I know this may come as a shock to you but kids are people too!!! They have their own personalities, likes, dislikes, motivations and turn offs, wants, needs and perspectives. They are just like us adults . . . the only difference is that they have less life experience and smaller bodies! It always amazes me when I see adults treat complete strangers nicer than they do their own kids. How does that make sense, really?
If you were in a grocery store and a complete stranger dropped an item on the ground would you smack them? Would you yell at them? Would you make a scene and insist they pick it up? Probably not because it would be embarrassing and rude, instead you would probably pick up the item think nothing of it, or you would ignore that the item was on the floor because it isn't your problem and keep on shopping. Yet how often do you see parents getting upset with their children for doing just that in the stores or at home on a daily basis?
How about if you were at work and you were working on an important project and your coworker kept interrupting you over and over again, would you yell at them? Would you threaten to lock them in their office? Would you tolerate the interruptions over and over again and put your career in jeopardy because you don't want to hurt their feelings? Or would you set aside a few minutes to answer your coworkers question or listen to their problem and then politely explain to them that while you would love to sit and chat all day you unfortunately don't have the time to do that so maybe after you finish up your project you could talk more. Yet how many times a day do you get upset and yell at your kids for interrupting your TV show, or your Facebook time, or reading a book? Things much less important than doing a major project at work and yet we are kinder to a person who may be in our life for a few years and never see them again than we are to our children who will be a part of our life for forever, how is that o.k.?
Think about how you would feel if every decision in your life was made by someone who was older than you and therefore had more authority on your physical and emotional needs and wants than you do? When you use the authoritarian parenting style that is exactly what you are doing . . . you are refusing to acknowledge that your child is capable of making their own choices and sometimes it is o.k. for your child to be their own boss - you just need to teach them how to do that by giving them opportunities and choices that are appropriate and show them the same respect we expect them to show us.
Now think about how you would feel if you really wanted your spouse/significant other to show some interest in your life and be an active participant in the conversations, frustrations, and wonders of your life. And sometimes when you didn't know what the best thing to do was they could be there to teach you and talk you through it instead of ignoring you or letting you figure it on your own? How would you feel if you asked your significant other to be your biggest cheerleader when it came to losing weight and help you stay strong and focused and the first few days they were great but eventually they got tired of your complaining about how hard it was so they stopped? How loved and appreciated would you feel? Well when you are a permissive parent that is exactly what you are doing to your children - you are letting them know that they are not worth your time, energy or dedication to teach them what they need to know in order to be successful in life. How is that o.k.?
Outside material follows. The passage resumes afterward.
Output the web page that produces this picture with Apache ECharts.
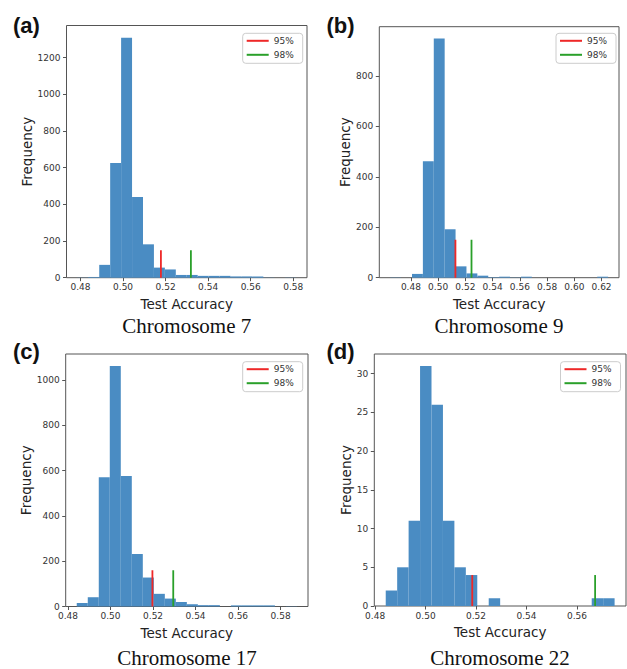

Our children didn't ask for us to be their parents . . . BUT WE ASKED FOR THEM TO BE OUR CHILDREN! We have a responsibility to them that no one else on earth has, and that is to provide a safe, secure, and loving home where they are treated with love, kindness, and respect - even more than what we would give to a friend, a stranger, a boss, or a coworker. They are reliant on us to help them know how truly amazing they are and can be, it is our job as parents to raise our children to their highest potential and we cannot do that by giving up on our discipline plans, by using wooden spoons to motivate them, to teach them that they must be afraid of us in order for them to obey us. It is our job to teach them how to be obedient because it is the right thing to do, that it is o.k. to make mistakes, we all do, to teach them that they are part of a team and every player has a role and if one player isn't playing the team will fail.
We can only do those things if we acknowledge that our children are people just like us, but with smaller bodies and a brighter future and we respect them the same way we would respect another adult.
"Bernard Malamud once wrote, 'respect is what you have to have in order to get'" Active Parenting Now by Michael H. Popkin.
I challenge you to watch how you treat your children, people you brought into this life, compared to the adults in your life and make any adjustments that you need to make so you are treating your children better than the people who will be in our lives for a moment as opposed to a lifetime.